La polizia del Kenya ha inoltre identificato tre sospetti per il rapimento di Silvia e ha deciso di offrire una ricompensa di un milione di scellini (circa 9.750 dollari) a chiunque fornirà informazioni che portino al loro arresto. I nomi dei sospetti sono: Ibrahim Adan Omar, Yusuf Kuno Adan e Said Adan Abdi.

Ieri gli agenti hanno compiuto altri arresti, di cui tre definibili 'rilevanti' per le indagini, e si sono sbilanciati nel dichiarare "ottimismo" per la soluzione del caso della volontaria milanese sequestrata martedì sera in una villaggio della savana. Ma non se la sente di sciogliere la riserva più inquietante: quella del movente del sequestro. Non si sbilancia quindi se la giovane sia, o possa finire, nelle mani dei famigerati terroristi islamici somali al-Shabaab. Un caso 'terribile' che la Farnesina, con l'unità di crisi. "segue da vicino dall'inizio" ma sul quale serve il massimo riserbo, insiste il ministro degli Esteri Enzo Moavero Milanesi.
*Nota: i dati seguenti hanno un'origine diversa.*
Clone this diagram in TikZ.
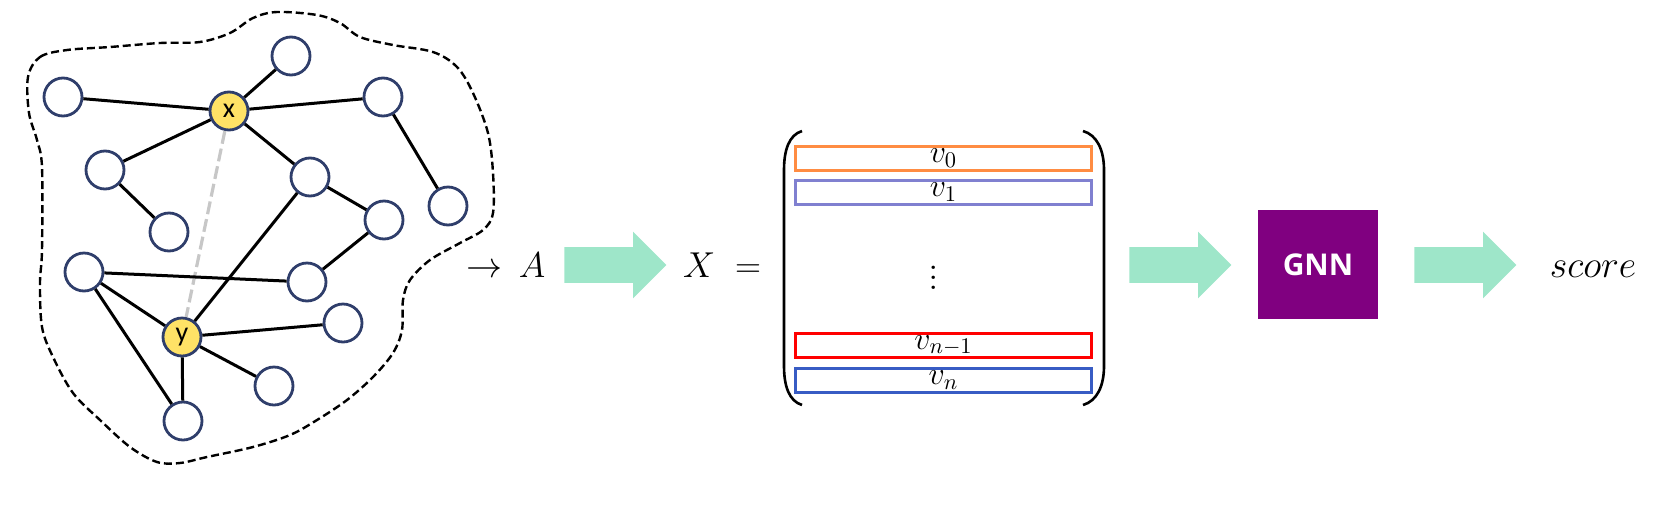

L'incubo della cellula somala di al-Qaida aleggia sul rapimento fin da quando tre uomini armati di kalashnikov l'hanno prelevata dal villaggio di Chakama, un'ottantina di chilometri da Malindi, sparando a casaccio e ferendo cinque persone tra cui due bambini. Le indagini, su quello che è il primo sequestro di uno straniero in Kenya dal 2012, vanno avanti e la polizia ha arrestato altre tre persone, portando a 20 arresti i fermi potenzialmente legati alla vicenda. E tra questi - ha sottolineato il capo della polizia keniana, Joseph Boinnet - ci sono "tre persone che ci hanno dato informazioni molto preziose". "Abbiamo una significativo grado di ottimismo di poter essere in grado di trovare la ragazza nel più breve tempo possibile", ha spiegato ieri. L'alto ufficiale ha rivelato che gli investigatori sono vicini a determinare il movente del rapimento, ossia se sia avvenuto 'solo' con finalità di estorsione e se i terroristi islamici al-Shabaab siano dietro al sequestro. Ci sono testimoni oculari che riferiscono che "i sequestratori chiedevano denaro", ha ricordato Boinnet mostrando di propendere per la prima e meno angosciosa ipotesi. "Non possiamo però - ha tenuto a preciare - essere certi su chi siano e perché abbiano rapito" la volontaria che era andata in Kenya per accudire orfani e bimbi bisognosi.

A incoraggiare la polizia, e ad aiutare la caccia condotta di concerto con esercito e rangers forestali, é il "significativo sostegno" della popolazione locale, "vitale" per un auspicato successo dell 'operazione di salvataggio, ha detto Boinnet. Le indagini, che come emerso giovedì fra l'altro si concentrano su un uomo che ha affittato un appartamento dove ha ospitato due altre persone dileguatesi il giorno del sequestro, ha portato al sequestro di due motociclette che si ritiene siano state usate dagli assalitori e abbandonate in contee vicine a quella di Kilifi dove si trova Chakama. Intanto, da due giorni, la sera si prega per la rapita in una parrocchia di Fano, il centro delle Marche dove ha sede la onlus per cui lavora Romano. Anche tra la comunità italiana a Malindi si spera in una soluzione della vicenda e si tiene a precisare di "non sentirsi in pericolo" nel Paese. Un messaggio lanciato anche dagli operatori turistici che temono una fuga, soprattutto in vista delle prossime feste di fine anno.